The whir of a fan cooling a greenhouse floats across the land that Justin Miller tends with his family. Cherry Hill Farms is in southern Davie County near a bend in the Yadkin River.
“We are first-generation produce farmers on fifth-generation farmland,” he says.
Inside the greenhouse, 8,000 tomato plants are growing. Not far away, a field will be readied for next year's strawberry crop. Miller uses a special low-salt fertilizer he used to buy from Winston Weaver to make the berries more flavorful. Because of the fire that recently destroyed the facility, he'll now have to look elsewhere, which might mean a trip as far away as Georgia.
With fuel prices also soaring, he knows it means he'll have to take a financial hit.
“We're going to try to do all of our adjusting this spring, and just really try to sharpen our pencils and try to see how to make it work,” he says. “We can't… can't do it just for the fun of it.”

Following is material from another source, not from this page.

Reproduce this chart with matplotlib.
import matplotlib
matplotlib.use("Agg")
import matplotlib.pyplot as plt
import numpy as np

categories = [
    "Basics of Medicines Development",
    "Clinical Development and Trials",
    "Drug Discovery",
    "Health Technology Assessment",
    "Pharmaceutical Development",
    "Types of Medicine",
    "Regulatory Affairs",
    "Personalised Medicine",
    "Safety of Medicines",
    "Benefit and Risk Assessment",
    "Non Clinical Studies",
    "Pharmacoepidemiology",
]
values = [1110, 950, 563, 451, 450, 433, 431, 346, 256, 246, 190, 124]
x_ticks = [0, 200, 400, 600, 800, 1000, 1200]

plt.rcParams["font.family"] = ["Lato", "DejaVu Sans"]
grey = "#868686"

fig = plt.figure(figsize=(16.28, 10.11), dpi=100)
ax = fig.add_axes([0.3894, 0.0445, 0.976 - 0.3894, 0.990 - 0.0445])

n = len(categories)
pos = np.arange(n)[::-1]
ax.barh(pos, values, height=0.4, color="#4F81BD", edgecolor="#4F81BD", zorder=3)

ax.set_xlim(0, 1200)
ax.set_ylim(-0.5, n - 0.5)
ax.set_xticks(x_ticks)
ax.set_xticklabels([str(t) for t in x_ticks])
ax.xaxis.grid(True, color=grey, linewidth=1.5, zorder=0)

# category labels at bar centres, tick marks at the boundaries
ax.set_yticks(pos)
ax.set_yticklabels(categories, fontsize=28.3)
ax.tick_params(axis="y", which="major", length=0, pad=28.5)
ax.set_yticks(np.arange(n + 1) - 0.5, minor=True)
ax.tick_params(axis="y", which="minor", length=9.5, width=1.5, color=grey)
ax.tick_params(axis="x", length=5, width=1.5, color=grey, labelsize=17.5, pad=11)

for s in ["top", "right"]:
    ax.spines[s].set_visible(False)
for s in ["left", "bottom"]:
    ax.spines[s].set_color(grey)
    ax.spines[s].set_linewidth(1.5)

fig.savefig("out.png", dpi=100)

Fertilizer prices were already rising long before the Winston Weaver fire. As North Carolina State University agricultural economist Blake Brown points out, it's a global market. Supply chain disruptions, increased natural gas prices in Europe, and trade disputes with China have all played a role. The war in Ukraine has also led to embargoes on Russia, a major producer.
“Fertilizer prices for many types of fertilizer have doubled and for some types have almost tripled,” he says. “Fertilizer is, for most field crops, it's the largest expense category.”

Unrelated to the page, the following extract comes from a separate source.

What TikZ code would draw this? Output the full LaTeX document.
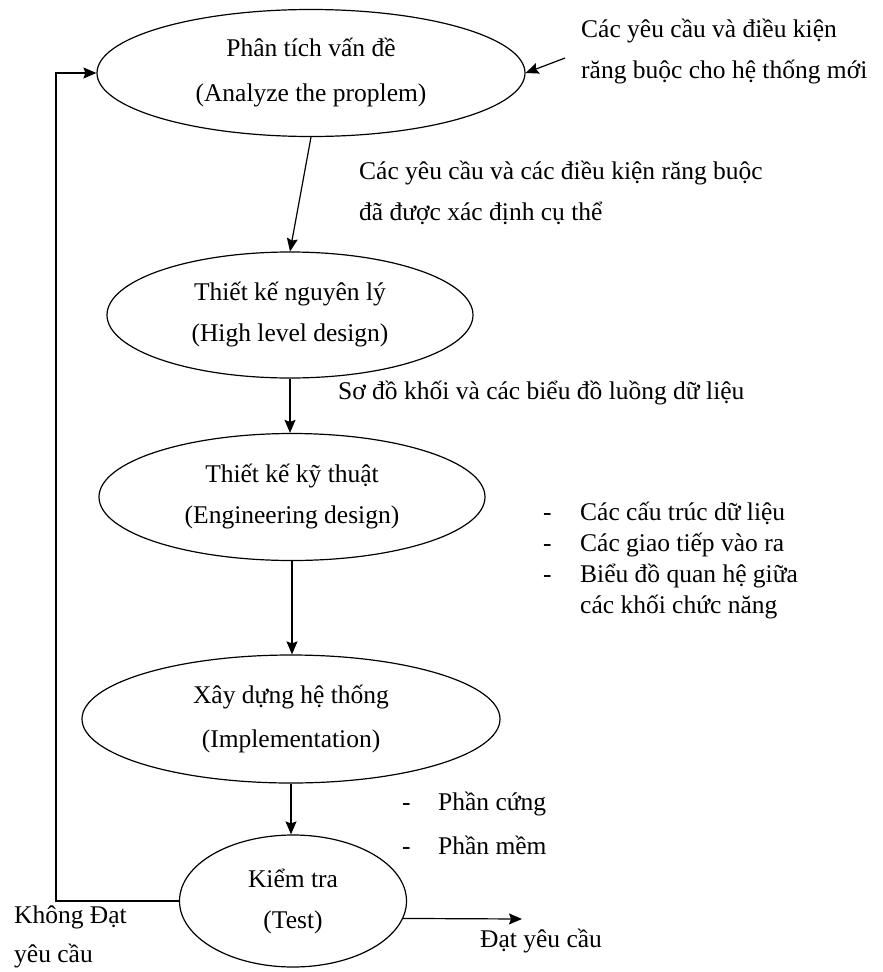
\documentclass[tikz,border=0pt]{standalone}
\usepackage{fontspec}
\setmainfont{Liberation Serif}
\usetikzlibrary{shapes.geometric,arrows.meta}

\tikzset{
  etape/.style={draw, ellipse, line width=1.2pt, inner sep=0pt, align=center},
  fleche/.style={line width=1.2pt, -{Stealth[length=13pt,width=11pt,inset=2pt]}},
  texte/.style={anchor=west, align=left, inner sep=0pt},
}

\begin{document}
\begin{tikzpicture}[x=1pt,y=-1pt, font=\fontsize{25.5}{41}\selectfont]
  \useasboundingbox (0,0) rectangle (883,972);

  % ------ les etapes --------
  \node[etape, minimum width=428, minimum height=127, font=\fontsize{25.5}{45}\selectfont]
       (E1) at (311,73) {Phân tích vấn đề\\(Analyze the proplem)};
  \node[etape, minimum width=366, minimum height=126] (E2) at (290,315) {Thiết kế nguyên lý\\(High level design)};
  \node[etape, minimum width=386, minimum height=127] (E3) at (292,497) {Thiết kế kỹ thuật\\(Engineering design)};
  \node[etape, minimum width=418, minimum height=128, font=\fontsize{25.5}{44}\selectfont]
       (E4) at (291,719) {Xây dựng hệ thống\\(Implementation)};
  \node[etape, minimum width=227, minimum height=132] (E5) at (293,901) {Kiểm tra\\(Test)};

  % ------ les textes --------
  \node[texte] (contrainte) at (581,52) {Các yêu cầu và điều kiện\\răng buộc cho hệ thống mới};
  \node[texte] (sortie1) at (359,193) {Các yêu cầu và các điều kiện răng buộc\\đã được xác định cụ thể};
  \node[texte] (sortie2) at (338,393) {Sơ đồ khối và các biểu đồ luồng dữ liệu};
  \node[texte, font=\fontsize{25.5}{31}\selectfont] (sortie3) at (543,561)
       {\begin{tabular}{@{}p{37pt}@{}l@{}}
        -&Các cấu trúc dữ liệu\\
        -&Các giao tiếp vào ra\\
        -&Biểu đồ quan hệ giữa\\
         &các khối chức năng
        \end{tabular}};
  \node[texte, font=\fontsize{25.5}{44}\selectfont] (sortie4) at (402,824)
       {\begin{tabular}{@{}p{36pt}@{}l@{}}
        -&Phần cứng\\
        -&Phần mềm
        \end{tabular}};
  \node[texte, font=\fontsize{25.5}{39}\selectfont] (khongdat) at (14,937) {Không Đạt\\yêu cầu};
  \node[texte] (dat) at (480,941) {Đạt yêu cầu};

  % ------ les fleches --------
  \coordinate (source) at (565,58);
  \coordinate (retour) at (56,901);
  \coordinate (fin) at (522,919);

  \draw[fleche] (source) -- (E1.east);
  \draw[fleche] (E1.south) -- (E2.north);
  \draw[fleche] (E2.south) -- (E2.south |- E3.north);
  \draw[fleche] (E3.south) -- (E3.south |- E4.north);
  \draw[fleche] (E4.south) -- (E4.south |- E5.north);
  \draw[fleche] (E5.west) -- (retour) |- (E1.west);  % non conforme
  \draw[fleche] (E5.-9) -- (fin);  % conforme
\end{tikzpicture}
\end{document}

And then in late January, one of the biggest emergencies in Winston-Salem history struck. It involved 600 tons of ammonium nitrate stored at the Winston Weaver fertilizer plant.

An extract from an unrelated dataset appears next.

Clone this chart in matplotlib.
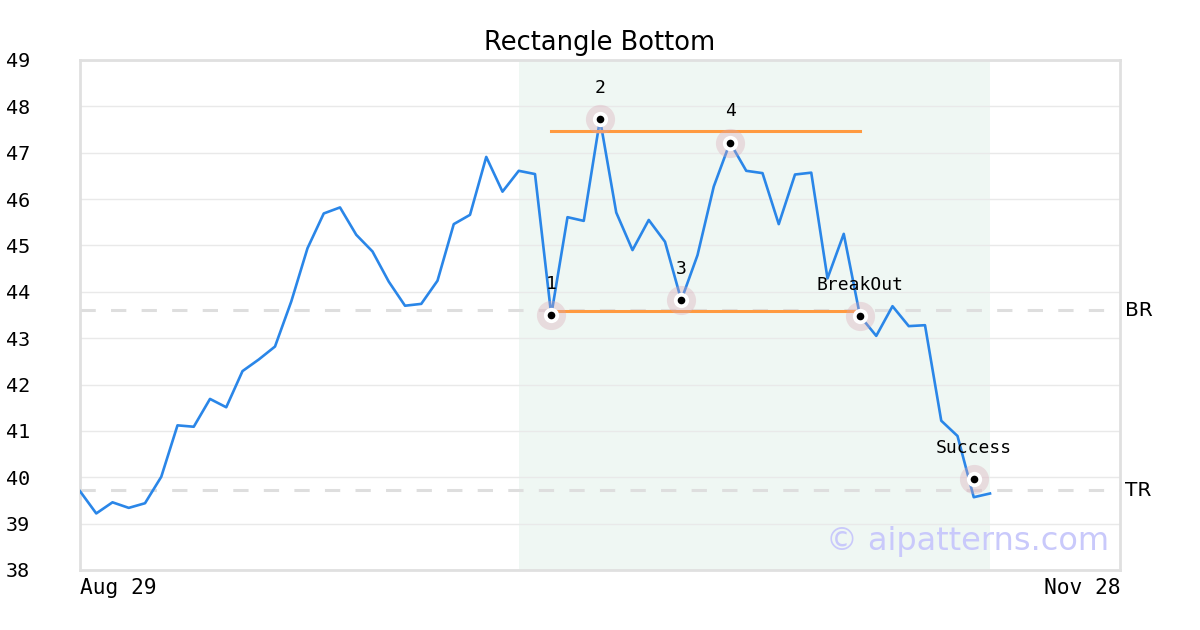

“When I learned how much ammonium nitrate was on our site last night, I felt uneasy at a fire scene as I've ever felt in my 33 years in this business,” Winston-Salem Fire Chief Trey Mayo said the day after the fire broke out, explaining his fears about the explosion potential of that chemical. It's a key ingredient in making the company's fertilizer, which was sold across the Southeast.
Thankfully, that massive explosion never happened. But with the facility destroyed, a new gap entered the fertilizer market.
Brown says in a typical year, the world market could easily replace what was lost in the fire. But there are so many restraints on the fertilizer industry now that filling the void is going to be difficult. As a result, Brown says 2022 will likely be a hard year for farmers.
“Government safety net programs are generally based on low prices,” he says. “When the price declines there's safety net that kicks in and helps some. But this is a very unusual situation where we have commodity prices go even higher but the increase in input costs has outpaced the increase in commodity prices. So there's really no safety net for this kind of situation. It's so unusual.”
Eddie Leagans grows hay and raises cattle on the family farm his father bought in 1940 in the Davie County community of Farmington.
He says his fertilizer expenses are up 65 percent compared to last year. It's costing him more and more to provide feed for his livestock, and he's not alone.
“Everybody I talk to wonders, kinda wonders what they're going to do,” he says.
He knows consumers are seeing higher prices too. He has a simple request: Don't blame the farmers.
“We can't set the prices we receive, it's just kind of out of our hands,” he says. “We're just trying to produce products out there. And of course, it hits us also. We go to the grocery store as well, and stuff is higher.”
There's a limit to how much of this cost can be passed on to consumers. Niki Farrington is a chef at Willow's Bistro, a farm-to-table restaurant in downtown Winston-Salem. She discussed the high prices from the kitchen as she prepared for the dinner crowd.
“We can't jack it up always to eat what we're spending on it," says Farrington. "So our food costs are astronomical where our profit margins are getting smaller and smaller.”
Farrington says she's having to make more and more visits to tables to explain why bills are higher as a result of rising farm costs.
She says the economic pain for the latest jump in fertilizer prices — bumped up by the war in Ukraine globally and the Winston Weaver fire locally — probably won't be felt for another two months.